= WHAT IS EXPECTED =
Among the lines of the listing below, retype exactly those from the one containing "Clone this chart in D3.js." through the one containing "const tickValues = [0, 1, 2];", both included. Do not include pictures.

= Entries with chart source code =
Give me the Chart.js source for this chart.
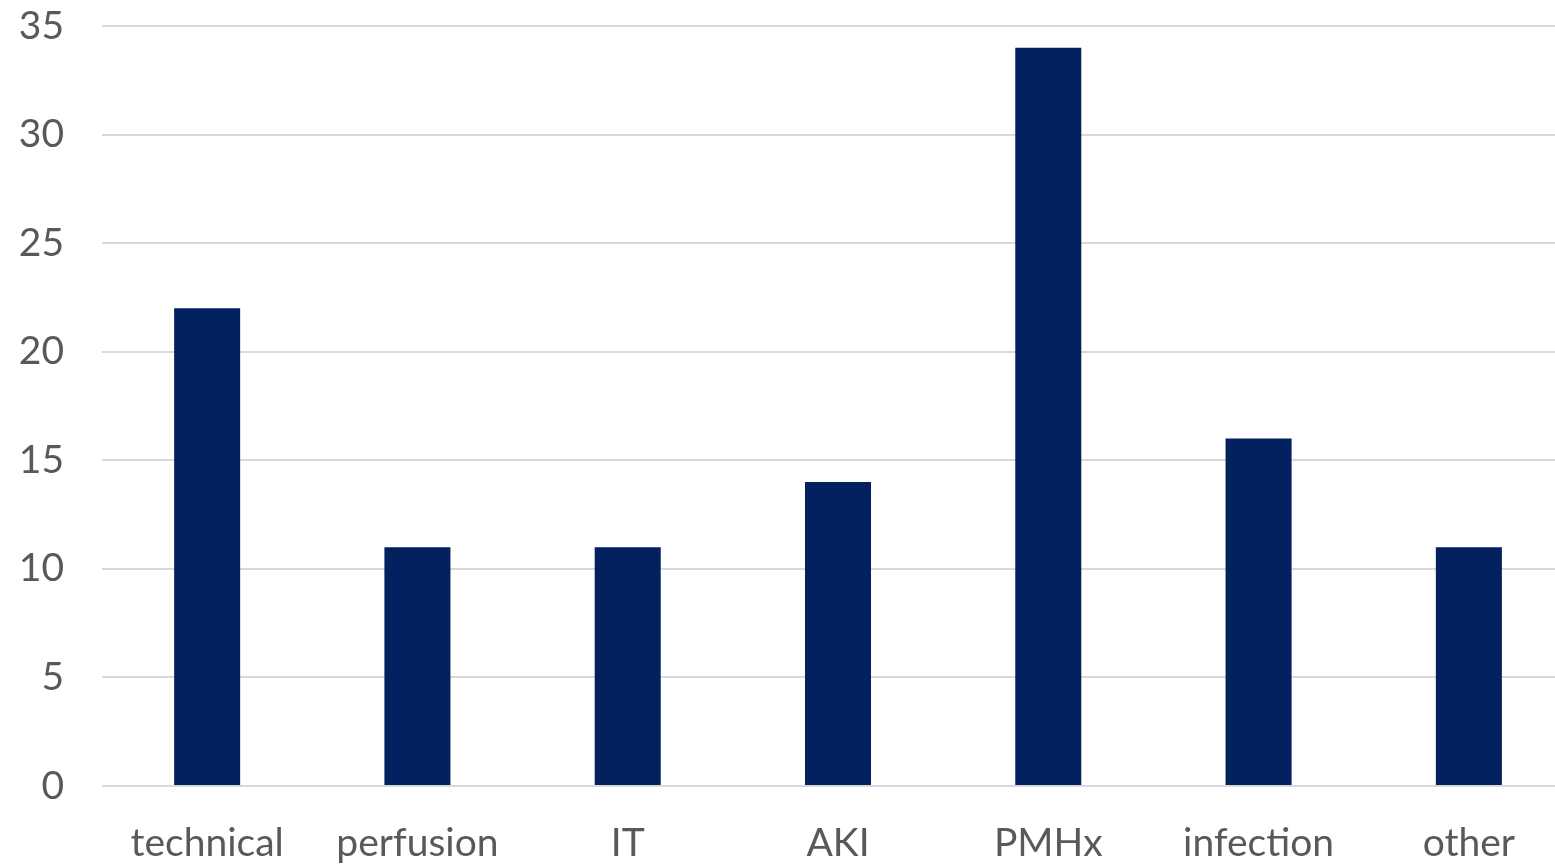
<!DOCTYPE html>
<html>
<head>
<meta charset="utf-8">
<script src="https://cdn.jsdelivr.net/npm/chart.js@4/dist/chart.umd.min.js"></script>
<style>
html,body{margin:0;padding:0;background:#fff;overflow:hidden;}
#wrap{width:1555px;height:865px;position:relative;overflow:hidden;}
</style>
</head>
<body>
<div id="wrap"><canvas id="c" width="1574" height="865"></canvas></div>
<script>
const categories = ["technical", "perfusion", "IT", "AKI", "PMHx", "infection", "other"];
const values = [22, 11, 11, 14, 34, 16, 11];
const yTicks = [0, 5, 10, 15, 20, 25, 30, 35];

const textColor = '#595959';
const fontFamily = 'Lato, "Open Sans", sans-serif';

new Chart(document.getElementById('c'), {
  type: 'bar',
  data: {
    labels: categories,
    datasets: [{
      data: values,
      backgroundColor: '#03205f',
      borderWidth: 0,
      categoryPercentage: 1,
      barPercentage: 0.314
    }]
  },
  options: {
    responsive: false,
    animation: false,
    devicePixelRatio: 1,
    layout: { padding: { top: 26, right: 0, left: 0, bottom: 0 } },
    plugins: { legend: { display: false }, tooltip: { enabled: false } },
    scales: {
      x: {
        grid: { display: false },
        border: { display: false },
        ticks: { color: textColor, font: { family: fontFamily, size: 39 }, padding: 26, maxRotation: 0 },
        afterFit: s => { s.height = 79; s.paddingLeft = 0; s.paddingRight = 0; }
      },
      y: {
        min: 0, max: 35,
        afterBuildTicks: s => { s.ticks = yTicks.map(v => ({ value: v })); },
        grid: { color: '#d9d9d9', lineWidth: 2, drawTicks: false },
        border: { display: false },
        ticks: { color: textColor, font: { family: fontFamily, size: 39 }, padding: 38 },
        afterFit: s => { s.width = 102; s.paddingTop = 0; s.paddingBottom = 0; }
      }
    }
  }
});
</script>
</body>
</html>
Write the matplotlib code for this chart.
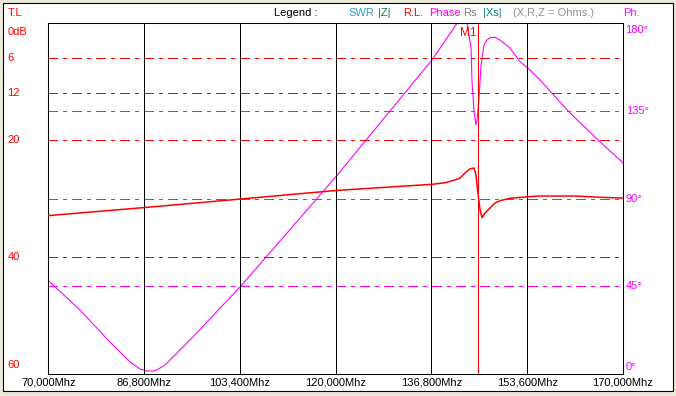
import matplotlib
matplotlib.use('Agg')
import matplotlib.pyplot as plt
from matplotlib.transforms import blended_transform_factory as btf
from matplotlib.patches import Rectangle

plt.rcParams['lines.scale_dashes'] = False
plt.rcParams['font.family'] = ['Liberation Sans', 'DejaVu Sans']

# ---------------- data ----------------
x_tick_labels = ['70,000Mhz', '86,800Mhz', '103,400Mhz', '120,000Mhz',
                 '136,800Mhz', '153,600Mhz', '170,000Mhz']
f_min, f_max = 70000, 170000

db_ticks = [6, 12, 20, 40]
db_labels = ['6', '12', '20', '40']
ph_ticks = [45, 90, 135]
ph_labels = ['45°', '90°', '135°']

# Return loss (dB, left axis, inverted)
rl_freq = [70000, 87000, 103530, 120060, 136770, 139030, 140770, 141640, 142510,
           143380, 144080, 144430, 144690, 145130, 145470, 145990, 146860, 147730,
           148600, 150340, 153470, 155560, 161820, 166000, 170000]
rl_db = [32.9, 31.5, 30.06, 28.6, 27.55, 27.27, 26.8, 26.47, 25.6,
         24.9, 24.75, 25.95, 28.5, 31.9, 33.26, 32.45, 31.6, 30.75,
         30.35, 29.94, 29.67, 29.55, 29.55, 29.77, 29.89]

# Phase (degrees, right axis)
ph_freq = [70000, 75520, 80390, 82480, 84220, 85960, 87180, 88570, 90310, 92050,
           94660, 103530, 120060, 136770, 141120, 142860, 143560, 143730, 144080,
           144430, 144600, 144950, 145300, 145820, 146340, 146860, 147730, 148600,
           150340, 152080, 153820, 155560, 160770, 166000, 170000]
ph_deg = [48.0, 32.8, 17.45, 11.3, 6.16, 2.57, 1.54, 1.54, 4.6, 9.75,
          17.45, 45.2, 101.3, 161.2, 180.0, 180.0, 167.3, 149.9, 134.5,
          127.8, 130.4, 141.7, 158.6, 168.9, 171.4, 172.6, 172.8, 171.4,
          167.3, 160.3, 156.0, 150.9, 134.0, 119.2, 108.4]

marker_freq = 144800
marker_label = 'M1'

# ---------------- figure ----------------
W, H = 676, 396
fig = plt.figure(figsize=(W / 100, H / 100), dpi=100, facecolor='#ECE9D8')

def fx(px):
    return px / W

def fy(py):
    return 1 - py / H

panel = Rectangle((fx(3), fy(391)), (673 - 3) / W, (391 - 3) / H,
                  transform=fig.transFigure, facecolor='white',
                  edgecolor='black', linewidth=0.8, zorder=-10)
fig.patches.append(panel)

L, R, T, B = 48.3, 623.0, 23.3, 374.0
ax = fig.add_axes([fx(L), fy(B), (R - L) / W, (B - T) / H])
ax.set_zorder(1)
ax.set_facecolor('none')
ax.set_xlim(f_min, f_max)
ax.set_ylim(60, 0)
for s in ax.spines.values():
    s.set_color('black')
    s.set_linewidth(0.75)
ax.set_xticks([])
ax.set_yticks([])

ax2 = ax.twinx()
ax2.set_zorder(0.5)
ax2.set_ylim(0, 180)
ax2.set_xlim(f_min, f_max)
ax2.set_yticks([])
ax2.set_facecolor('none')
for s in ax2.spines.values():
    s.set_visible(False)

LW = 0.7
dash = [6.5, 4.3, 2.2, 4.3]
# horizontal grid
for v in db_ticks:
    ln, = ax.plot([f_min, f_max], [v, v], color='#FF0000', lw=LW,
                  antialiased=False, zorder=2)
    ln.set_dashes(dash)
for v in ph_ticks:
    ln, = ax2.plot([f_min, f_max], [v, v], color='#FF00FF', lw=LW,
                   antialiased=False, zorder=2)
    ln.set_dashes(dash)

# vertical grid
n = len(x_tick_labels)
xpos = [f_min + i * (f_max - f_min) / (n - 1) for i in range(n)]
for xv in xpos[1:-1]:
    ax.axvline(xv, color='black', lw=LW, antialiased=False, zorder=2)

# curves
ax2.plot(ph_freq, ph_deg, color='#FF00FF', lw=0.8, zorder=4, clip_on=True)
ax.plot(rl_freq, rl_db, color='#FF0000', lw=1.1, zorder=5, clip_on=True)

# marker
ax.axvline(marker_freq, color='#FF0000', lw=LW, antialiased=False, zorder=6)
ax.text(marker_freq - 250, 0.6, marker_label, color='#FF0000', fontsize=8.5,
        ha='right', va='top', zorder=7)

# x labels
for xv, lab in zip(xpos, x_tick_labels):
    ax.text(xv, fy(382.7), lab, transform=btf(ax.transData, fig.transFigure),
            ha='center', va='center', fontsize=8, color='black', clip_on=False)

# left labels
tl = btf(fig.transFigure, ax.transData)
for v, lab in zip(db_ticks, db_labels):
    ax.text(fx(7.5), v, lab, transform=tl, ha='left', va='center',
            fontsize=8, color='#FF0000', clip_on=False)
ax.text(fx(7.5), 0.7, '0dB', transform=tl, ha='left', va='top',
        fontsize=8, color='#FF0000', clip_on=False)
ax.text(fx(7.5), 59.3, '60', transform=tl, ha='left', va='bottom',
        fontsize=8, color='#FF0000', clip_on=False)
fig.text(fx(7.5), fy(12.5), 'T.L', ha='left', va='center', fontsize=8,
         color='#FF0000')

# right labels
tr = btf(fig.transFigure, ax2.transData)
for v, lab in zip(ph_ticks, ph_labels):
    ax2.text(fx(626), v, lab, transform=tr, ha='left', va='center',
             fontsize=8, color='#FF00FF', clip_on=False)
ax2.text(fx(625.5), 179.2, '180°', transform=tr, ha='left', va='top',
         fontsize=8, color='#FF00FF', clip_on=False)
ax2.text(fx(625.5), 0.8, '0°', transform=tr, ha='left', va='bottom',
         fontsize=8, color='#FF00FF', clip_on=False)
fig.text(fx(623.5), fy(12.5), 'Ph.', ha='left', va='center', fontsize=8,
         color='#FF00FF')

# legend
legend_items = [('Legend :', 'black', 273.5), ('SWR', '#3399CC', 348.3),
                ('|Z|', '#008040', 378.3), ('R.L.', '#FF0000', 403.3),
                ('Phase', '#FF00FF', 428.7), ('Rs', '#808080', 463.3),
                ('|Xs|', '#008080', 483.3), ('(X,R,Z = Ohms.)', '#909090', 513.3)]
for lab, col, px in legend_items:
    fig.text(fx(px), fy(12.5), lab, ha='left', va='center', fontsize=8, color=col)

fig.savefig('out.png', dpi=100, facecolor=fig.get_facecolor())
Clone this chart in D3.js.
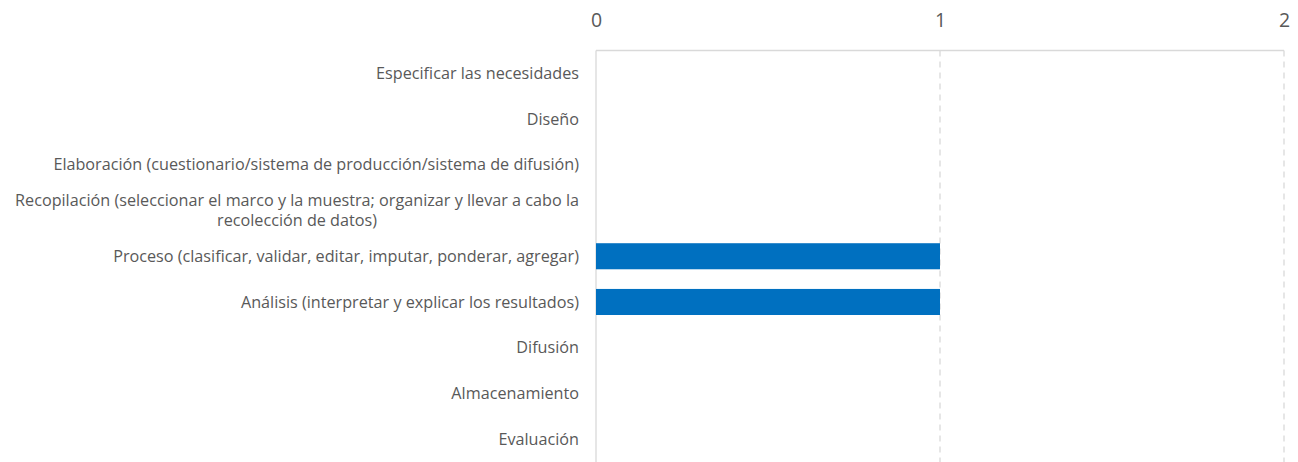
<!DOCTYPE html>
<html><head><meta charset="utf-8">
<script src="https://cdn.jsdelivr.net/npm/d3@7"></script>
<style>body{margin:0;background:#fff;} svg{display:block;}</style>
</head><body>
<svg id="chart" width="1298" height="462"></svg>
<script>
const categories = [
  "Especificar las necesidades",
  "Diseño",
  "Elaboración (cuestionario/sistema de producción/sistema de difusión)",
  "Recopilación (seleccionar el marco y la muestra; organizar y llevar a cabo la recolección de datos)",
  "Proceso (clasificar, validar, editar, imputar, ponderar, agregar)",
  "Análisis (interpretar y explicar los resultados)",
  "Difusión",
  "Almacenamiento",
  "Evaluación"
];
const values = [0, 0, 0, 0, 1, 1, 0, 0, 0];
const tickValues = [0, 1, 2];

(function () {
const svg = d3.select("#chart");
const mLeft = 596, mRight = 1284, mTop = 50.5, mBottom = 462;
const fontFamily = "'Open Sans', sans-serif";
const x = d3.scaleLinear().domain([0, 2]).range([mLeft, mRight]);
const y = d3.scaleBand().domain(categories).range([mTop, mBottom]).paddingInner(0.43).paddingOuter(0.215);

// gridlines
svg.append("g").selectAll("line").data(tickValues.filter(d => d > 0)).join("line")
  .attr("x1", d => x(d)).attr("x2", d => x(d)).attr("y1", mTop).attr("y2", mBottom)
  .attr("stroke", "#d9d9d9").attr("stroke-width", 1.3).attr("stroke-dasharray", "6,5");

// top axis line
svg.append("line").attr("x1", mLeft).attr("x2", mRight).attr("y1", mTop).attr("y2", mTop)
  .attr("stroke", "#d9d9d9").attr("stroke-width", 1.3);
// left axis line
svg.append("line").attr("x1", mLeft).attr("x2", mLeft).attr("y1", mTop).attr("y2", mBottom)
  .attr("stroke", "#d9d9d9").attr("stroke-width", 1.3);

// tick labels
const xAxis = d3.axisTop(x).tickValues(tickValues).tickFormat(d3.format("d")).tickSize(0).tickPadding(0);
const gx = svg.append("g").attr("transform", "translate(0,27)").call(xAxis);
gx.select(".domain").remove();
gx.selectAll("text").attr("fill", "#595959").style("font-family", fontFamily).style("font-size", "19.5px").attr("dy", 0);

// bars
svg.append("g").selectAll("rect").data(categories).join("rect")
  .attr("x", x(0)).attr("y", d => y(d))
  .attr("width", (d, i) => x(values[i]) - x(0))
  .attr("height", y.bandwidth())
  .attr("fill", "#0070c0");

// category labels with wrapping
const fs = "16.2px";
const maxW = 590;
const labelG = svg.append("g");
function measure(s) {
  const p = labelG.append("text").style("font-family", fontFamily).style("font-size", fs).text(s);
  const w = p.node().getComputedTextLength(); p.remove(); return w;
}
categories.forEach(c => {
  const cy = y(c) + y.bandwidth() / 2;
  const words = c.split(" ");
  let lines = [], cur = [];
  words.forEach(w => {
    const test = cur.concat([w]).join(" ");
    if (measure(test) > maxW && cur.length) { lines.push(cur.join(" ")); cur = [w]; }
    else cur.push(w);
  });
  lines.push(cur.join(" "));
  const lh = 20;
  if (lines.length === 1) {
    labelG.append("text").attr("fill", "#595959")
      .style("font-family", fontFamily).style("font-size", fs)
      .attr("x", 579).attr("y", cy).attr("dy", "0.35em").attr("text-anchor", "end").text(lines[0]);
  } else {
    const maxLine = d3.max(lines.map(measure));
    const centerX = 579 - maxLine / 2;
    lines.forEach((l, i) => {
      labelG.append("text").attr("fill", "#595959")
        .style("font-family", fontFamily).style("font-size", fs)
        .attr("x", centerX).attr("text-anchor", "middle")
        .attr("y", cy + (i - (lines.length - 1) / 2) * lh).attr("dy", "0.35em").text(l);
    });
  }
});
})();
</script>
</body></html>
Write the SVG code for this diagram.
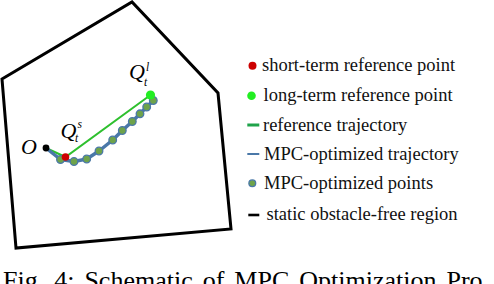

= WRITTEN REPLY =
Clone this chart in D3.js.
<!DOCTYPE html>
<html><head><meta charset="utf-8">
<script src="https://cdn.jsdelivr.net/npm/d3@7"></script>
<style>body{margin:0;background:#fff;} svg{display:block;}</style>
</head><body>
<svg id="chart" width="1298" height="462"></svg>
<script>
const categories = [
  "Especificar las necesidades",
  "Diseño",
  "Elaboración (cuestionario/sistema de producción/sistema de difusión)",
  "Recopilación (seleccionar el marco y la muestra; organizar y llevar a cabo la recolección de datos)",
  "Proceso (clasificar, validar, editar, imputar, ponderar, agregar)",
  "Análisis (interpretar y explicar los resultados)",
  "Difusión",
  "Almacenamiento",
  "Evaluación"
];
const values = [0, 0, 0, 0, 1, 1, 0, 0, 0];
const tickValues = [0, 1, 2];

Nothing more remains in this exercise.